And we're done

OK, I got it out of my system and I'm feeling much better today. Could that possibly have more to do with the arrival of Aunt Flo than any behavioral or environmental changes? Could be.

Several of you kind people asked about TCB and how HE'S doing. Imagine that...asking me to focus on something outside of myself! Anyway, I was really touched that you remembered him (even as his wife didn't). He's doing about as well as can be expected given that he's been away from home - except for a two-week vacation six months ago - for nearly a year now. None of his things with him. Sleeping in what is aptly called a "rack" (looks like a coffin to me). Serving duty more often than others who have family when they are back at their home port. He's tired, grumpy, stressed out, and still takes the time to send me an email just so that I have something nice waiting for me on a Monday morning when I get to the office. He had a wretched head cold last time I got a message from him, which sucks, and he banged his noggin on a bulk head last week but, other than that, he's physically OK. He wants to come home far more than even I want him to. I should remember that when I'm throwing myself around my beautiful, comfortable home in a fit of hystrionics over his latest leave being cancelled. I should really remember it all the time.

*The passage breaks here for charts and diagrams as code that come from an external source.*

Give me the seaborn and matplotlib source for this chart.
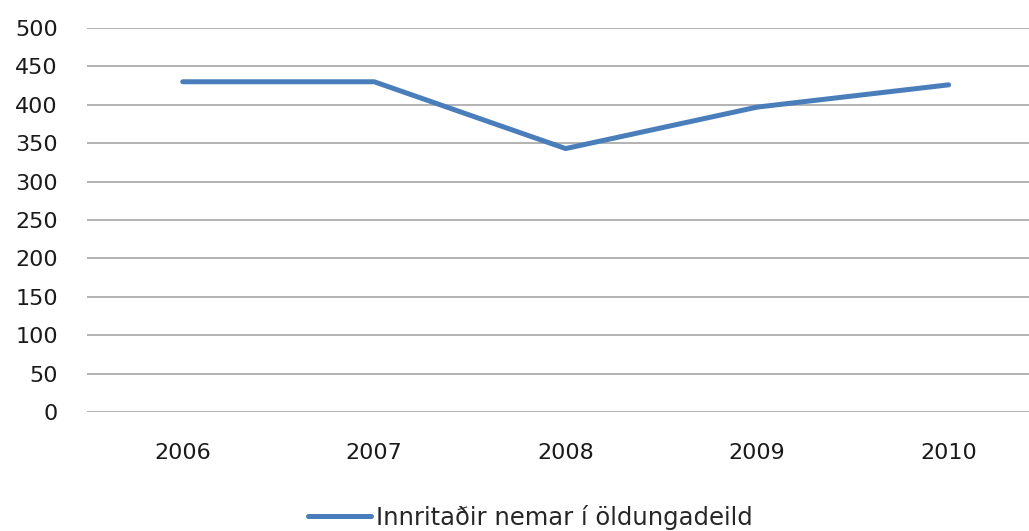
import pandas as pd
import matplotlib
matplotlib.use("Agg")
import matplotlib.pyplot as plt
import seaborn as sns

# Gögn
ar = ['2006', '2007', '2008', '2009', '2010']
nemar = [430, 430, 343, 397, 426]
heiti = 'Innritaðir nemar í öldungadeild'

df = pd.DataFrame({'ar': ar, 'nemar': nemar})

sns.set_style('white')
plt.rcParams['font.family'] = ['DejaVu Sans']

fig = plt.figure(figsize=(10.29, 5.31), dpi=100)
ax = fig.add_axes([87 / 1029, 1 - 412 / 531, 1 - 87 / 1029, (412 - 28) / 531])

sns.lineplot(data=df, x='ar', y='nemar', ax=ax, color='#4a7ebb', linewidth=3.6,
             label=heiti, sort=False, solid_capstyle='round')

ax.set_ylim(0, 500)
ax.set_yticks(range(0, 501, 50))
ax.set_xlim(-0.5, 4.42)
ax.grid(axis='y', color='#a6a6a6', linewidth=1.2)
ax.set_axisbelow(True)
for s in ax.spines.values():
    s.set_visible(False)
ax.tick_params(axis='both', length=0, labelsize=16, colors='#1a1a1a')
ax.tick_params(axis='y', pad=21)
ax.tick_params(axis='x', pad=22)
ax.set_xlabel('')
ax.set_ylabel('')

ax.get_legend().remove()
h, l = ax.get_legend_handles_labels()
fig.legend(h, l, loc='center', bbox_to_anchor=(530 / 1029, 1 - 517 / 531), frameon=False,
           fontsize=17.5, handlelength=2.6, handletextpad=0.2, borderpad=0)

fig.savefig('out.png', dpi=100)
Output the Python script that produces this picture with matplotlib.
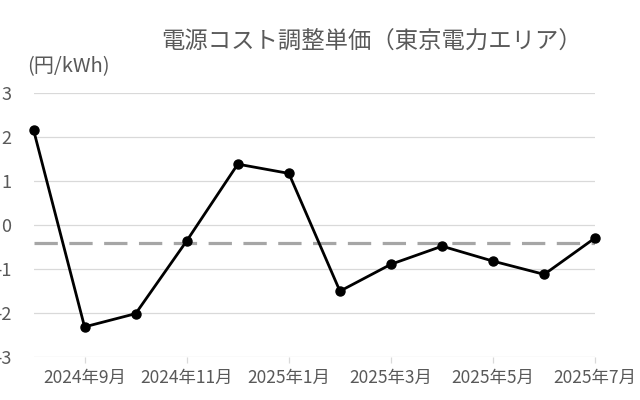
import matplotlib
matplotlib.use("Agg")
import matplotlib.pyplot as plt

plt.rcParams['font.family'] = ['Noto Sans CJK JP', 'DejaVu Sans']

months = ["2024年8月", "2024年9月", "2024年10月", "2024年11月", "2024年12月", "2025年1月",
          "2025年2月", "2025年3月", "2025年4月", "2025年5月", "2025年6月", "2025年7月"]
values = [2.16, -2.31, -2.01, -0.36, 1.38, 1.17, -1.50, -0.89, -0.48, -0.82, -1.12, -0.29]
reference_level = -0.41
yticks = [3, 2, 1, 0, -1, -2, -3]
ytick_labels = ["3", "2", "1", "0", "-1", "-2", "-3"]
title = "電源コスト調整単価（東京電力エリア）"
unit = "(円/kWh)"

gray_text = "#595959"

fig = plt.figure(figsize=(6.4, 4.0), dpi=100)
ax = fig.add_axes([33.5/640, 1-357.3/400, (595.3-33.5)/640, (357.3-92.7)/400])

x = list(range(len(months)))
ax.set_xlim(0, len(months) - 1)
ax.set_ylim(-3, 3)

for v in yticks:
    ax.axhline(v, color="#D9D9D9", lw=0.9, zorder=0)

ax.axhline(reference_level, color="#A6A6A6", lw=2.3, dashes=(7.3, 3.6), zorder=1)
ax.plot(x, values, color="black", lw=2.0, marker="o", markersize=6.5, zorder=3, clip_on=False)

for s in ax.spines.values():
    s.set_visible(False)

ax.set_yticks(yticks)
ax.set_yticklabels(ytick_labels)
ax.tick_params(axis="y", length=0, pad=16, labelsize=13, labelcolor=gray_text)

tick_idx = x[1::2]
ax.set_xticks(tick_idx)
ax.set_xticklabels([months[i] for i in tick_idx])
ax.tick_params(axis="x", length=4, width=0.9, color="#D9D9D9", pad=4, labelsize=12.5, labelcolor=gray_text)

fig.text(372/640, 1-42/400, title, ha="center", va="center", fontsize=16.8, color=gray_text)
fig.text(68/640, 1-67/400, unit, ha="center", va="center", fontsize=14.5, color=gray_text)

fig.savefig("out.png", dpi=100)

Oh and I need to clarify something about my last post...none of the people I was ranting about are online, they're all in real life.

Someone else asked about the validity of only military wives understanding what we go through. I know that civilians really, really want to understand the depth of the daily loss and grieving, but I have to say that I had no idea before I married TCB what military wives go through. I don't even have kids, so it's just me, but moving alone, Thanksgiving/Christmas/New Year's alone, anniversary/birthdays alone, Gray's Anatomy alone, it all sucks. A lot. It's not like when your husband goes out of town for three weeks with buddies to Costa Rica to go diving. It's not even like multiplying that by two's exponential. It's all encompassing. You can go a couple of hours without thinking about it and then something will happen or you'll see a funny ad on the TV or your cat will do something cute, and you'll start to tell him until you realize he's not there. And the pain starts over again. (Seriously, you won't believe me because you have to experience it to understand, but it's like the movie "Groundhog's Day" re-remember they're gone at least once a day, more at the beginning. It's like ripping open stitches or rebreaking a broken bone. It never heals properly. Never.)

Anyway, although civilians can't know the depth of the pain (and seriously, I wouldn't wish it on my worst enemy), I cannot tell you how much it means when someone offers genuine support and kindness to one of us "left behinders". The kind lady at the Post Office who always thanks me for TCB's service when I mail him a care package. All of you beautiful people who sent my husband holiday cards. Those at work who consistently ask after his well-being although they've never met him and barely know me. Perhaps it's living in a military town that does it or maybe it's more wide spread, but it really does help to know that there are people out there who care.

[Funny note: TCB doesn't think that anything he's doing is a sacrifice and says the guys on the ship don't either. It's just a job to them. The Marines we know are the same way. Soldiers, too. I guess it takes that kind of mindset to be a career member of the military. Perhaps if I were a career wife of the military it would be easier.]

On second thought, I don't think I ever want it to become easier.


M@rla said…
On the previous post - I've never found that it helps anybody to minimize a problem by saying other people have it worse. OF COURSE someone always has it worse than someone else--that's irrelevant. We have to deal with what's in front of us.